Most people have heard of the Prisoner’s Dilemma, the most famous problem in game theory. Two suspects are held in separate rooms. Each can either cooperate with the other by staying silent or defect by ratting the other out. The cruel twist is that the rational choice for each individual leads to the worst collective outcome.

Paying for dinner has a similar structure, but inverted. In the classic dilemma, both players are tempted to betray. At dinner, both players are tempted to perform generosity. You want to be the one who pays, not because you love spending money, but because paying signals something. It says you are generous, secure, invested. Not paying signals something too, whether you intend it to or not.

This is where it gets interesting. In a one time interaction, like a first date with someone you met on an app and may never see again, the incentives push toward a certain kind of performance. You over tip. You insist on paying. You act as if money is no object, even if your bank account would beg to differ. Game theorists call this a signaling game. You are not just buying dinner. You are buying information transfer. You are telling the other person something about yourself, and the cost of the signal is what makes it credible.

Repeated Games Change Everything

Here is where couples have an enormous advantage over first dates. You are not playing a one shot game. You are playing what game theorists call an iterated game, meaning the same interaction repeats over and over, potentially for decades.

This changes the math completely.

In a single game, the rational strategy might be to posture or signal aggressively. But when you know you will face the same person tomorrow and the day after that, cooperation becomes not just nice but mathematically optimal. The famous “tit for tat” strategy, which won a landmark computer tournament run by political scientist Robert Axelrod, works exactly this way. Start by cooperating. Then mirror whatever the other person did last time.

Applied to dinner: if your partner paid last time, you pay this time. Simple. Elegant. Fair.

Except humans are not computers, and relationships are not tournaments. The real world is messier. One person earns more than the other. One person picked the expensive restaurant. One person ordered the wine that cost as much as a small appliance. These asymmetries make the “your turn, my turn” approach feel tidy in theory and clumsy in practice.

The Solution That Is Not a Solution

If you have read this far hoping for a clean formula, I have bad news. Game theory does not hand you an answer to the dinner question. What it does, which is arguably more valuable, is show you why the question is hard in the first place.

The real problem is not arithmetic. It is that money in relationships functions as at least three things simultaneously. It is a resource, a symbol, and a scoreboard. When you pay for dinner, you are transferring resources. But you are also communicating care, establishing status, and updating an invisible ledger that both of you maintain but neither of you will admit exists.

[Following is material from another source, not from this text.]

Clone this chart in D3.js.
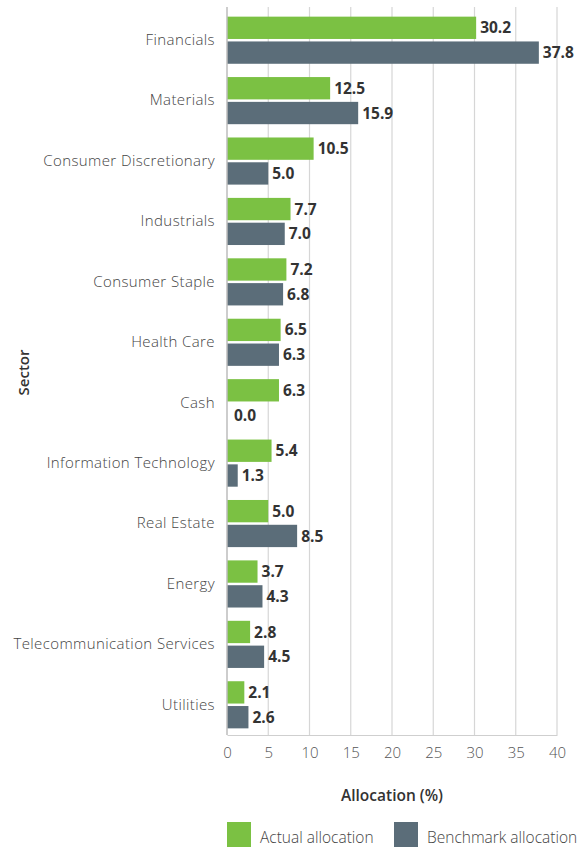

This is why couples who say “we do not keep score” are often the ones keeping the most meticulous score of all. They have simply moved the accounting from a spreadsheet into the realm of feelings, which is a far less reliable database.

What Actually Works

The couples who handle money well tend to share one trait. They have made the implicit explicit. They have had the unsexy conversation about who pays, when, and why. They have negotiated the terms of their particular game out loud rather than leaving each person to guess the rules independently.

In game theory terms, they have moved from a non cooperative game to a cooperative one. In a non cooperative game, each player decides independently and hopes for the best. In a cooperative game, players communicate, form agreements, and commit to strategies together. The outcomes in cooperative games are almost always better for everyone involved.

This might look like a shared account for meals out. It might look like alternating who pays. It might look like the higher earner covering restaurants while the other person handles groceries. The specific arrangement matters far less than the fact that it was discussed, agreed upon, and can be renegotiated when circumstances change.

The key word there is renegotiated. A relationship is not a contract signed once and filed away. It is a living agreement that needs updating as incomes shift, priorities change, and life throws its predictable surprises. The couples who treat their financial arrangement as permanent are the ones who end up blindsided when it stops working.

The Meta Game

There is a deeper layer here that most financial advice ignores entirely. The way a couple handles the dinner check reveals how they handle disagreement in general. It is a microcosm. A small, low stakes rehearsal for the much larger negotiations that every long term partnership eventually faces. How do you decide where to live? How do you allocate savings? Who compromises on career for the family?

If you cannot navigate a dinner check without resentment, the bigger decisions are going to be brutal.

The Check Is Still Sitting There

So what do you do tonight when the waiter slides that leather folder onto the table?

You could reach for it. You could wait. You could suggest splitting it. All of these are valid moves in the game.

But the real winning strategy is not about this particular check at all. It is about recognizing that you are in a repeated game with someone you care about, that the rules are negotiable, and that the person sitting across from you is not your opponent. They are your partner in a collaboration that, if played well, makes both of you better off than either of you could be alone.

That is the entire point of game theory, actually. Not to defeat the other player. But to find the outcome where everyone wins.

Even if it means occasionally picking up the tab for a meal you did not finish.